The concept of acquisition is interpreted very broadly by the BMF, one could also say too broadly. In the past there have been reports from the authorities that there is no acquisition process in private mining, i.e. no purchase against payment. Most of the literature also takes this view.

According to the Federal Fiscal Court, when calculating the income from other services, the exploited cryptocurrencies would be set at the market rate at the time of receipt, i.e. the acquisition. At the same time, this would be the purchase price, which is the basis for calculating the capital gain in the event of a later sale.

Probably the most important question in this context for most stakers at the moment concerns the question of the length of the speculation period. And here’s a bitter pill for anyone interested in staking.

When selling previously purchased cryptocurrencies, a speculation period of one year applies, after which sales are tax-free. It has been hotly debated from the outset whether a longer speculation period of ten years will apply to the sale of cryptocurrencies if they were previously used for staking. The background to this is that the so-called speculation period (sale period) for assets increases to ten years if they are used as a source of income for at least one calendar year (Section 23 (1) no.2 sentence 4 EStG).

According to the BMF, the ten-year period applies not only to lending for a fee, but also to staking if the holding of cryptocurrencies leads to the allocation of additional units. This should apply both to game types such as cold staking or staking in connection with the operation of a masternode – and expressly also when holding a crypto currency means that the participant is allowed to create the next block and only then generates additional units.

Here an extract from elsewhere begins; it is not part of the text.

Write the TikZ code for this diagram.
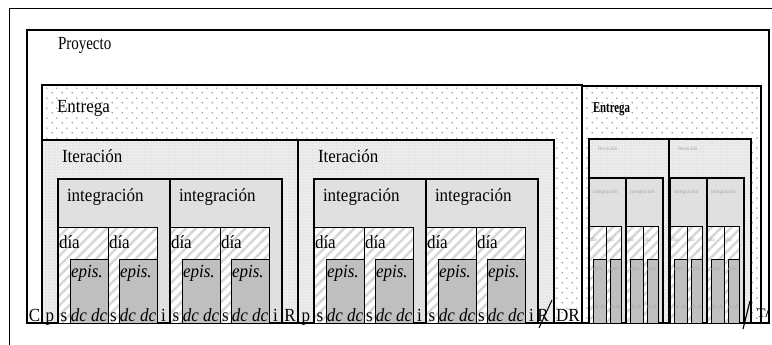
\documentclass[tikz,border=0pt]{standalone}
\usepackage{fontspec}
\usepackage{graphicx}
\setmainfont{Liberation Serif}
\newfontfamily\labfont[FakeStretch=0.92]{Liberation Serif}
\usetikzlibrary{patterns,patterns.meta}

\tikzdeclarepattern{
  name=edots, type=uncolored,
  bounding box={(0pt,0pt) and (10pt,10pt)},
  tile size={(10pt,10pt)},
  code={\fill (2.5pt,2.5pt) circle (0.9pt); \fill (7.5pt,7.5pt) circle (0.9pt);}
}
\tikzdeclarepattern{
  name=itex, type=uncolored,
  bounding box={(0pt,0pt) and (3pt,3pt)},
  tile size={(3pt,3pt)},
  code={\fill (0pt,0pt) rectangle (1pt,1pt); \fill (1.5pt,1.5pt) rectangle (2.5pt,2.5pt);}
}

\begin{document}
\begin{tikzpicture}[x=1pt,y=-1pt,
  every node/.style={inner sep=0pt, outer sep=0pt},
  lab/.style={font=\labfont\fontsize{18.5}{20}\selectfont},
  ital/.style={font=\labfont\fontsize{18.5}{20}\selectfont\itshape},
  tinylab/.style={font=\fontsize{5.5}{6}\selectfont, text=black!35},
  tinyital/.style={font=\fontsize{5.5}{6}\selectfont\itshape, text=black!35},
  frame/.style={draw=black, line width=1pt},
  projbox/.style={draw=black, line width=1.3pt, fill=white},
  entbox/.style={preaction={fill=white}, pattern=edots, pattern color=black!40, draw=black, line width=1.3pt},
  iterbox/.style={preaction={fill=black!7}, pattern=itex, pattern color=black!13, draw=black, line width=1.2pt},
  intbox/.style={draw=black, line width=1.2pt, fill=black!12},
  diabox/.style={preaction={fill=white}, pattern={Lines[angle=45,distance=7pt,line width=2.4pt]}, pattern color=black!16, draw=black, line width=1pt},
  episbox/.style={draw=black, line width=1pt, fill=black!25},
  slash/.style={draw=black, line width=1pt},
]
\useasboundingbox (0,0) rectangle (772,345);
\fill[white] (0,0) rectangle (772,345);

% outer frame (partly visible)
\draw[frame] (772,9) -- (9,9) -- (9,345);

% project
\draw[projbox] (27,30) rectangle (769,323);
\node[anchor=base west] (proy) at (58,50) {\labfont\fontsize{18.5}{20}\selectfont\scalebox{0.88}[1]{Proyecto}};

% releases
\draw[entbox] (42,85) rectangle (582,323);
\node[lab, anchor=base west] (ent1) at (57,113) {Entrega};
\draw[entbox] (582,86) rectangle (761,323);
\node[anchor=base west] (ent2) at (593,113) {\fontsize{15}{16}\selectfont\bfseries\scalebox{0.72}[1]{Entrega}};

% ---- large release: iterations ----
\foreach \S [count=\a] in {42,298} {
  \draw[iterbox] (\S,140) rectangle ++(256,183);
  \node[lab, anchor=base west] (iterlbl\a) at (\S+20,162) {Iteración};
  \node[lab, anchor=base] (p\a) at (\S+8,321) {p};
  \foreach \off [count=\b] in {16,128} {
    \pgfmathsetmacro{\X}{\S+\off}
    \draw[intbox] (\X,179) rectangle ++(112,144);
    \node[lab, anchor=base west] (int\a\b) at (\X+9,201) {integración};
    \foreach \d/\e/\w [count=\c] in {0/12/50, 50/61/49} {
      \draw[diabox] (\X+\d,227) rectangle ++(\w,96);
      \draw[episbox] (\X+\e,259) rectangle (\X+\d+\w,323);
      \node[lab, anchor=base west] (dia\a\b\c) at (\X+\d+1,248) {día};
      \node[ital, anchor=base west] (epis\a\b\c) at (\X+\e+1,277) {epis.};
      \node[ital, anchor=base] (dc\a\b\c) at (\X+\e+19,321) {dc dc};
      \node[lab, anchor=base] (s\a\b\c) at (\X+\d/2+\e/2,321) {s};
    }
    \node[lab, anchor=base] (i\a\b) at (\X+105.5,321) {i};
  }
}
\node[lab, anchor=base] (C) at (34.5,321) {C};
\node[lab, anchor=base] (R1) at (290,321) {R};
\node[lab, anchor=base] (R2) at (543,321) {R};
\coordinate (sl1a) at (552,300);
\coordinate (sl1b) at (539,328);
\draw[slash] (sl1a) -- (sl1b);
\node[lab, anchor=base] (DR) at (568,321) {DR};

% ---- small release ----
\foreach \S/\T/\W [count=\a] in {589/589/80, 669/670/82} {
  \draw[iterbox] (\S,139) rectangle ++(\W,184);
  \node[tinylab, anchor=west] (siter\a) at (\S+9,149) {Iteración};
  \foreach \off [count=\b] in {0,37} {
    \pgfmathsetmacro{\X}{\T+\off}
    \draw[intbox] (\X,178) rectangle ++(37,145);
    \node[tinylab, anchor=west] (sint\a\b) at (\X+4,192) {integración};
    \foreach \d/\e/\w [count=\c] in {0/4/17, 17/21/15} {
      \draw[diabox] (\X+\d,226) rectangle ++(\w,97);
      \draw[episbox] (\X+\e,259) rectangle (\X+\d+\w,323);
      \node[tinylab, anchor=west] (sdia\a\b\c) at (\X+\d+1,240) {día};
      \node[tinyital, anchor=west] (sepis\a\b\c) at (\X+\e,269) {epis.};
      \node[tinyital] (sdc\a\b\c) at (\X+\e/2+\d/2+\w/2,307) {dc dc};
    }
  }
}
\coordinate (sl2a) at (750,301);
\coordinate (sl2b) at (743,329);
\draw[slash, line width=1.2pt] (sl2a) -- (sl2b);
\node[anchor=base] (tend) at (763,317) {\fontsize{13}{14}\selectfont\bfseries T/};

\end{tikzpicture}
\end{document}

Cases are already known from practice in which the tax authorities have applied the longer period and, according to some pronouncements, there were fears that this view might prevail. However, this is still a point from which, after a detailed examination by the highest tax authorities, one would have wished for a different result.

If the BMF sticks to this view, it will have a significant impact on the decision of many investors whether to use their coins for staking. And at a time when staking has never been easier. For example, numerous crypto exchanges offer corresponding services. Anyone who is considering trying this should be aware of the consequences by now at the latest.

As the BMF explains, the duration and frequency of the service are irrelevant for the acceptance of income from other services. The regulation on the speculation period does not require use to generate income over 10 years; income only needs to have been generated in at least one calendar year. Even an occasional or even one-off service is covered by the wording of the provision.

In summary: According to the Ministry of Finance, cryptocoins used for staking can only be sold tax-free ten years after purchase. This also applies to coins taken in staking if they are used for staking on the staking account. Users who have used their coins for staking should immediately check whether and how the income from both staking and a subsequent sale has already been stated in a tax return, in order to make a subsequent return or correction if necessary. Since a subsequent declaration must be complete, it is recommended that you do this with a qualified tax advisor and / or tax attorney.

It is doubtful whether this application of this legal regulation will continue in view of the far-reaching consequences and the already existing criticism before the tax courts. It is to be expected that sooner or later the legal question will be presented to the Federal Fiscal Court. However, it will take a long time for the Federal Fiscal Court to make a decision, while the user concerned will have to keep the tax assessment open in order not to suffer a loss of rights.